Toward the end of the letter to the Ephesians, Paul instructs believers to be kind, tenderhearted, to walk in love. Our greatest capacity to love arises when we choose empathy, when we choose to experience as best we can someone else’s world. Jesus was the ultimate model of that, choosing to empty himself and become human, to become like us to understand our temptations and our weaknesses. What the scriptures don’t say, but what follows logically, is that Jesus also experienced joy and admiration for the awesome things humans do. It takes imagination, but can we not picture Jesus joining in the games of children as he walked through towns? Can we imagine Jesus closing his eyes in rapture when someone cooked him something delicious? Or marveling at the teamwork of a group of fishermen bringing in their catch?

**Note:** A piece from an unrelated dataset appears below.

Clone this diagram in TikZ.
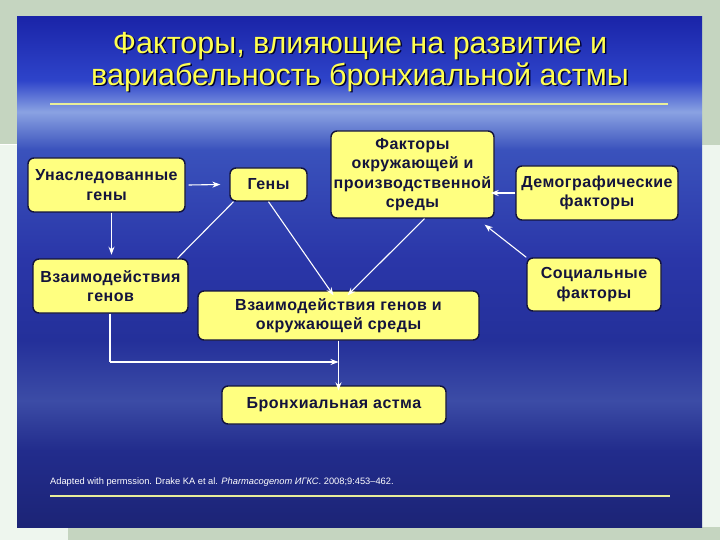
\documentclass[tikz,border=0pt]{standalone}
\usepackage{fontspec}
\setmainfont{Liberation Sans}
\usetikzlibrary{arrows.meta}
\definecolor{bgA}{HTML}{C5D5C0}
\definecolor{bgB}{HTML}{EEF6EE}
\definecolor{boxfill}{HTML}{FFFF80}
\definecolor{boxtext}{HTML}{14143C}
\definecolor{ttl}{HTML}{FFFF50}
\definecolor{rule}{HTML}{E8EE9A}
\definecolor{p1}{HTML}{1A24A8}
\definecolor{p2}{HTML}{2E44CA}
\definecolor{p3}{HTML}{8AA2E2}
\definecolor{p4}{HTML}{3A52BC}
\definecolor{p5}{HTML}{2A36A8}
\definecolor{p6}{HTML}{24309A}
\definecolor{p7}{HTML}{3C4CA6}
\definecolor{p8}{HTML}{222C8C}
\definecolor{p9}{HTML}{1C2476}
\pgfdeclareverticalshading{panel}{100bp}{%
  color(0bp)=(p9); color(25bp)=(p9); color(32.5bp)=(p8); color(37.4bp)=(p7); color(43.3bp)=(p6);
  color(51.2bp)=(p5); color(62bp)=(p4); color(65.7bp)=(p3); color(68.8bp)=(p2); color(75bp)=(p1); color(100bp)=(p1)}
\tikzset{
  fbox/.style={draw=boxtext, line width=1.4pt, fill=boxfill, rounded corners=6pt,
    font=\bfseries\fontsize{16}{19.5}\selectfont\addfontfeature{LetterSpace=3}, text=boxtext, align=center, inner sep=0pt},
  conn/.style={draw=white, line width=1.1pt},
  arr/.style={conn, -{Stealth[length=8pt,width=6pt]}},
  ttlstyle/.style={font=\fontsize{30.5}{32}\selectfont, align=center}
}
\begin{document}
\begin{tikzpicture}[x=1pt,y=-1pt]
\useasboundingbox (0,0) rectangle (720,540);
% background
\fill[bgB] (0,0) rectangle (720,540);
\fill[bgA] (0,0) rectangle (17,145);
\fill[bgA] (702,0) rectangle (720,145);
\fill[bgA] (0,0) rectangle (720,17);
\fill[bgA] (68,527) rectangle (720,540);
\draw[white, line width=1pt] (0,145) -- (17,145);
% panel
\shade[shading=panel] (17,17) rectangle (702,527);
% title
\node[ttlstyle, text=black!80!blue] (tshadow) at (361.5,63.5) {Факторы, влияющие на развитие и\\вариабельность бронхиальной астмы};
\node[ttlstyle, text=ttl] (title) at (360,62) {Факторы, влияющие на развитие и\\вариабельность бронхиальной астмы};
\draw[rule, line width=1.6pt] (50,104) -- (668,104);
\draw[rule, line width=2pt] (50,496) -- (670,496);
% boxes
\node[fbox, minimum width=157pt, minimum height=54pt] (inh) at (106.5,185) {Унаследованные\\гены};
\node[fbox, minimum width=77pt, minimum height=33pt] (genes) at (268.5,184.5) {Гены};
\node[fbox, minimum width=163pt, minimum height=87pt] (env) at (412.5,174.5) {Факторы\\окружающей и\\производственной\\среды};
\node[fbox, minimum width=162pt, minimum height=54pt] (demo) at (597,193) {Демографические\\факторы};
\node[fbox, minimum width=155pt, minimum height=54pt] (gg) at (110.5,286) {Взаимодействия\\генов};
\node[fbox, minimum width=134pt, minimum height=53pt] (soc) at (594,284.5) {Социальные\\факторы};
\node[fbox, minimum width=281pt, minimum height=49pt] (gxe) at (338.5,315.5) {Взаимодействия генов и\\окружающей среды};
\node[fbox, minimum width=224pt, minimum height=38pt] (asth) at (334,405) {Бронхиальная астма};
% connectors
\coordinate (c1) at (110,362);
\draw[arr] ([xshift=3pt]inh.east) -- ([xshift=-9pt]genes.west);
\draw[arr] ([xshift=5pt]inh.south) -- ++(0,42);
\draw[conn] ([xshift=-35pt]genes.south) -- ([xshift=67pt]gg.north);
\draw[arr] (genes.south) -- ([xshift=-5pt,yshift=-5pt]gxe.north);
\draw[arr] ([xshift=12pt]env.south) -- ([xshift=9pt,yshift=-5pt]gxe.north);
\draw[arr] (demo.west) -- ([xshift=-4pt]env.east |- demo.west);
\draw[arr] (soc.north west) -- ([xshift=-10pt,yshift=-6pt]env.south east);
\draw[conn] (gg.south -| c1) -- (c1);
\draw[arr] (c1) -- (gxe.south |- c1);
\draw[arr] (gxe.south) -- ([yshift=-5pt]gxe.south |- asth.north);
% footnote
\node[anchor=west, text=white, font=\fontsize{9.3}{10}\selectfont, inner sep=0pt] (foot) at (50,482) {Adapted with permssion. Drake KA et al. \textit{Pharmacogenom ИГКС}. 2008;9:453–462.};
\end{tikzpicture}
\end{document}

I picture Jesus’ unrecorded interactions among humanity looking much like Snoop Dogg at the Olympics. He entered the world of the athletes to help the rest of us understand their lives a little better. Fencing, judo, badminton, swimming; he was all over the events. He tried many of the sports and tried to understand the athletes’ experiences. He swam with Michael Phelps. He put on a coat, boots, and breeches for the dressage competition. He met up with unlikely but longtime friend Martha Stewart who patiently explained French cuisine while he reacted like a 10-year-old, eating bread and picking the bacon off the salad while accidentally-on-purpose tossing the escargot off his fork. Was it an act? Maybe. Some of the athletes’ families reported that he was genuinely interested in their stories. Performance or not, I know that he modeled a celebration of people that I can’t remember in any of the recent Olympics. It was a far cry from the hyper critical commentary we’ve seen parodied on Saturday Night Live. It was delightful fun.

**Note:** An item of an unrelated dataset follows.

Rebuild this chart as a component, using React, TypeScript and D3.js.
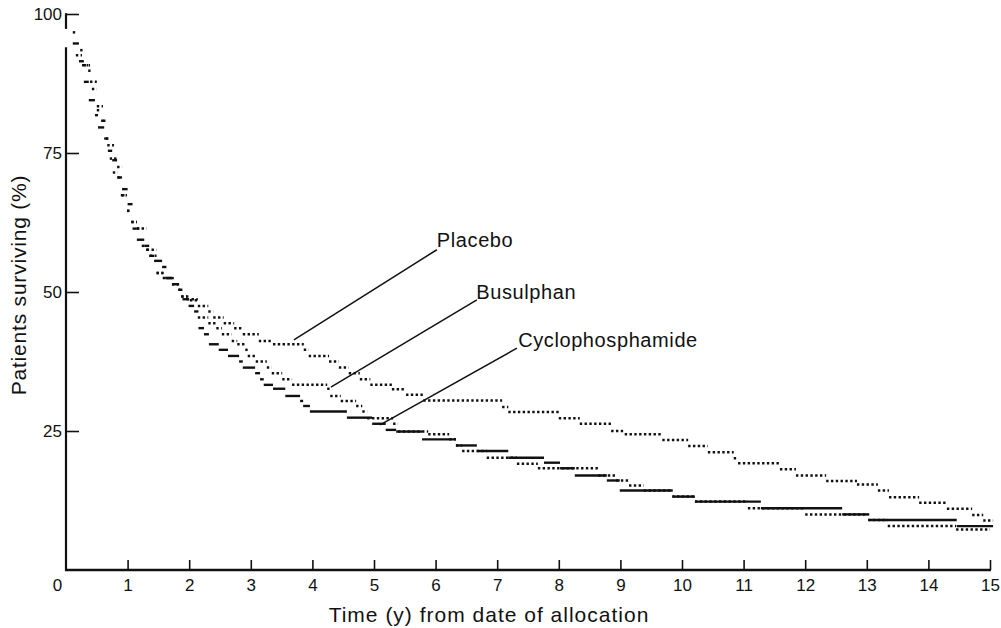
import React, { useEffect, useRef } from 'react';
import * as d3 from 'd3';

// Kaplan-Meier steps: start time (years) of each step, survival (%) on that step.
// The last entry of each times array is where the curve stops.
const placeboTimes = [0.11, 0.16, 0.26, 0.36, 0.42, 0.50, 0.60, 0.67, 0.78, 0.83, 0.91, 0.99, 1.06, 1.15, 1.31, 1.47, 1.57, 1.72, 1.87, 1.96, 2.14, 2.31, 2.39, 2.56, 2.73, 2.87, 3.13, 3.36, 3.86, 3.94, 4.27, 4.43, 4.59, 4.77, 4.94, 5.29, 5.52, 5.80, 7.08, 7.18, 8.00, 8.34, 8.85, 9.07, 9.68, 10.10, 10.42, 10.84, 10.91, 11.59, 11.85, 12.34, 12.84, 13.18, 13.36, 13.85, 14.30, 14.71, 14.89, 15.05];
const placeboSurv = [96.7, 92.6, 90.8, 89.8, 86.5, 83.4, 80.8, 76.4, 74.0, 72.5, 67.4, 64.6, 62.6, 61.4, 57.6, 53.4, 52.5, 51.4, 49.2, 48.7, 47.5, 46.5, 45.4, 44.4, 43.5, 42.4, 41.2, 40.6, 39.6, 38.5, 37.5, 36.4, 35.4, 34.3, 33.3, 32.5, 31.5, 30.5, 29.3, 28.4, 27.3, 26.3, 25.0, 24.4, 23.4, 22.3, 21.2, 20.1, 19.2, 18.1, 17.0, 16.0, 15.4, 14.3, 13.1, 12.1, 11.0, 9.9, 8.9];

const busulphanTimes = [0.23, 0.29, 0.39, 0.50, 0.57, 0.65, 0.71, 0.76, 0.84, 0.89, 0.99, 1.06, 1.15, 1.23, 1.30, 1.36, 1.47, 1.61, 1.72, 1.82, 1.87, 2.01, 2.14, 2.31, 2.44, 2.53, 2.69, 2.78, 2.91, 2.95, 3.08, 3.26, 3.34, 3.51, 3.67, 4.24, 4.29, 4.46, 4.71, 4.81, 4.89, 5.31, 5.39, 5.88, 6.22, 6.33, 6.43, 6.83, 7.32, 7.66, 8.64, 8.93, 9.14, 9.38, 9.84, 10.21, 11.07, 12.00, 13.02, 13.34, 14.45, 15.00];
const busulphanSurv = [93.5, 90.8, 87.8, 82.7, 80.8, 77.6, 74.0, 71.5, 70.6, 67.4, 64.6, 62.6, 61.4, 58.3, 57.6, 56.5, 53.4, 52.5, 51.4, 50.4, 49.2, 48.5, 45.4, 44.4, 43.5, 42.4, 41.2, 40.6, 39.6, 38.5, 37.5, 36.4, 35.4, 34.3, 33.3, 32.6, 31.3, 30.4, 29.5, 28.5, 27.3, 26.3, 24.9, 24.4, 23.5, 22.4, 21.4, 20.2, 19.1, 18.3, 17.0, 16.1, 15.2, 14.3, 13.2, 12.3, 11.1, 10.0, 9.0, 7.9, 7.3];

const cycloTimes = [0.11, 0.21, 0.29, 0.37, 0.47, 0.52, 0.62, 0.68, 0.75, 0.83, 0.91, 1.00, 1.08, 1.15, 1.27, 1.35, 1.43, 1.56, 1.63, 1.75, 1.83, 1.89, 1.99, 2.08, 2.15, 2.24, 2.32, 2.48, 2.63, 2.81, 2.87, 3.07, 3.15, 3.21, 3.36, 3.56, 3.80, 3.85, 3.96, 4.56, 4.97, 5.19, 5.36, 5.78, 6.33, 6.67, 7.18, 7.76, 8.02, 8.26, 8.78, 8.99, 9.85, 10.21, 11.28, 12.60, 13.04, 14.46, 15.05];
const cycloSurv = [94.7, 91.5, 87.8, 84.5, 81.8, 79.6, 77.6, 75.4, 73.7, 70.6, 68.5, 65.8, 61.4, 59.4, 58.3, 56.5, 55.6, 54.5, 52.5, 51.4, 50.4, 48.7, 47.5, 46.5, 43.5, 42.4, 40.6, 39.6, 38.5, 37.5, 36.4, 35.4, 34.3, 33.3, 32.6, 31.3, 30.4, 29.5, 28.5, 27.4, 26.3, 25.2, 24.9, 23.5, 22.4, 21.4, 20.2, 19.3, 18.3, 17.0, 16.1, 14.3, 13.2, 12.3, 11.1, 10.0, 9.0, 7.9];

const yearTicks = [0, 1, 2, 3, 4, 5, 6, 7, 8, 9, 10, 11, 12, 13, 14, 15];
const survTicks = [25, 50, 75, 100];

// label, text anchor point, leader line start and end (data units)
const labels = ['Placebo', 'Busulphan', 'Cyclophosphamide'];
const labelPos = [[6.02, 58.1], [6.66, 48.7], [7.34, 40.1]];
const leaderFrom = [[6.02, 57.6], [6.67, 48.6], [7.32, 39.9]];
const leaderTo = [[3.70, 41.4], [4.30, 32.9], [5.10, 26.1]];

const App = () => {
    const svgRef = useRef<SVGSVGElement>(null);

    useEffect(() => {
        const width = 1001;
        const height = 628;
        const ink = '#111';
        const font = '"Liberation Sans", Arial, Helvetica, sans-serif';

        const svg = d3.select(svgRef.current);
        svg.selectAll('*').remove();
        svg.attr('width', width).attr('height', height);
        svg.append('rect').attr('width', width).attr('height', height).attr('fill', '#fff');

        const x = d3.scaleLinear().domain([0, 15]).range([66, 990]);
        const y = d3.scaleLinear().domain([0, 100]).range([570, 14]);

        // x axis: ticks point up into the plot
        const gx = svg.append('g')
            .attr('transform', `translate(0,${y(0)})`)
            .call(d3.axisBottom(x).tickValues(yearTicks).tickSizeInner(-10).tickSizeOuter(0).tickPadding(9).tickFormat(d3.format('d')));
        gx.select('.domain').remove();
        gx.selectAll('line').attr('stroke', ink).attr('stroke-width', 1.6);
        gx.attr('font-family', font).attr('font-size', 17);
        gx.selectAll('text').attr('fill', ink).attr('dx', (d: any) => (d === 0 ? -9 : 0));
        gx.selectAll('.tick').filter((d: any) => d === 0).select('line').remove();

        // y axis: ticks point right
        const gy = svg.append('g')
            .attr('transform', `translate(${x(0)},0)`)
            .call(d3.axisLeft(y).tickValues(survTicks).tickSizeInner(-13).tickSizeOuter(0).tickPadding(4));
        gy.select('.domain').remove();
        gy.selectAll('line').attr('stroke', ink).attr('stroke-width', 1.6);
        gy.attr('font-family', font).attr('font-size', 17);
        gy.selectAll('text').attr('fill', ink);

        // axis lines (the vertical one is broken just below 100 in the original)
        svg.append('line')
            .attr('x1', x(0) - 1).attr('x2', x(15) + 1)
            .attr('y1', y(0)).attr('y2', y(0))
            .attr('stroke', ink).attr('stroke-width', 2.4);
        [[100, 97.5], [94, 0]].forEach(([a, b]) => {
            svg.append('line')
                .attr('x1', x(0)).attr('x2', x(0))
                .attr('y1', y(a) - (a === 100 ? 0.8 : 0)).attr('y2', y(b) + 1)
                .attr('stroke', ink).attr('stroke-width', 2.2);
        });

        // step curves: horizontal treads only, as in the printed figure
        const drawSteps = (times: number[], surv: number[], dotted: boolean) => {
            const segs = surv.map((s, i) => ({ t0: times[i], t1: times[i + 1], s }));
            svg.append('g')
                .selectAll('line')
                .data(segs)
                .enter()
                .append('line')
                .attr('x1', d => x(d.t0))
                .attr('x2', d => x(d.t1))
                .attr('y1', d => y(d.s))
                .attr('y2', d => y(d.s))
                .attr('stroke', ink)
                .attr('stroke-width', dotted ? 2.5 : 2.4)
                .attr('stroke-dasharray', dotted ? '2.4 2.4' : null);
        };
        drawSteps(cycloTimes, cycloSurv, false);
        drawSteps(busulphanTimes, busulphanSurv, true);
        drawSteps(placeboTimes, placeboSurv, true);

        // labels with leader lines
        labels.forEach((name, i) => {
            svg.append('line')
                .attr('x1', x(leaderFrom[i][0])).attr('y1', y(leaderFrom[i][1]))
                .attr('x2', x(leaderTo[i][0])).attr('y2', y(leaderTo[i][1]))
                .attr('stroke', ink).attr('stroke-width', 1.5);
            svg.append('text')
                .attr('x', x(labelPos[i][0]))
                .attr('y', y(labelPos[i][1]))
                .attr('font-family', font)
                .attr('font-size', 20)
                .attr('letter-spacing', 0.6)
                .attr('fill', ink)
                .text(name);
        });

        // axis titles
        svg.append('text')
            .attr('x', 489)
            .attr('y', 622)
            .attr('text-anchor', 'middle')
            .attr('font-family', font)
            .attr('font-size', 21)
            .attr('letter-spacing', 1)
            .attr('fill', ink)
            .text('Time (y) from date of allocation');

        svg.append('text')
            .attr('transform', 'rotate(-90)')
            .attr('x', -285)
            .attr('y', 26)
            .attr('text-anchor', 'middle')
            .attr('font-family', font)
            .attr('font-size', 21)
            .attr('letter-spacing', 0.8)
            .attr('fill', ink)
            .text('Patients surviving (%)');
    }, []);

    return <svg ref={svgRef} style={{ position: 'absolute', left: 0, top: 0, display: 'block' }}></svg>;
};

export default App;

What do we Christians look like if we put away all bitterness and wrath and anger and wrangling and slander, together with all malice? We might look like a child at heart rapper running amok in Paris. I know that my own witness has fallen short of that. I know that I’ve been so fearful of sin-by-association that I’ve forgotten that I asked for God’s help to be the Body of Christ to the world. Our attempts to share the good news have started, not with embodying God’s love, but with judgment. Most of us who’ve lived in this region have experienced well-meaning but ineffective attempts to bring us to repentance. Tracts, signs, street preachers, and family members with good intentions will speak truth forgetting that it’s supposed to be spoken in love.

I personally have zero experience that bad news as a starting place is an effective way to share my faith. “Bad news with an escape clause is not good news,” as Dr. Heather Lear from the Foundation for Evangelism says. That strategy worked to call people back to faith in revival movements, but it’s not effective at sparking new faith.

I propose a different strategy. I propose that we engage with the people around us with curiosity and delight at what they’re doing well, as cheerleaders and encouragers who embody the same care and concern that Jesus has for all humanity. I propose we conduct ourselves a little more like Snoop Dogg at the Olympics. It’s a more effective witness than leading with judgment, and it’s certainly more fun.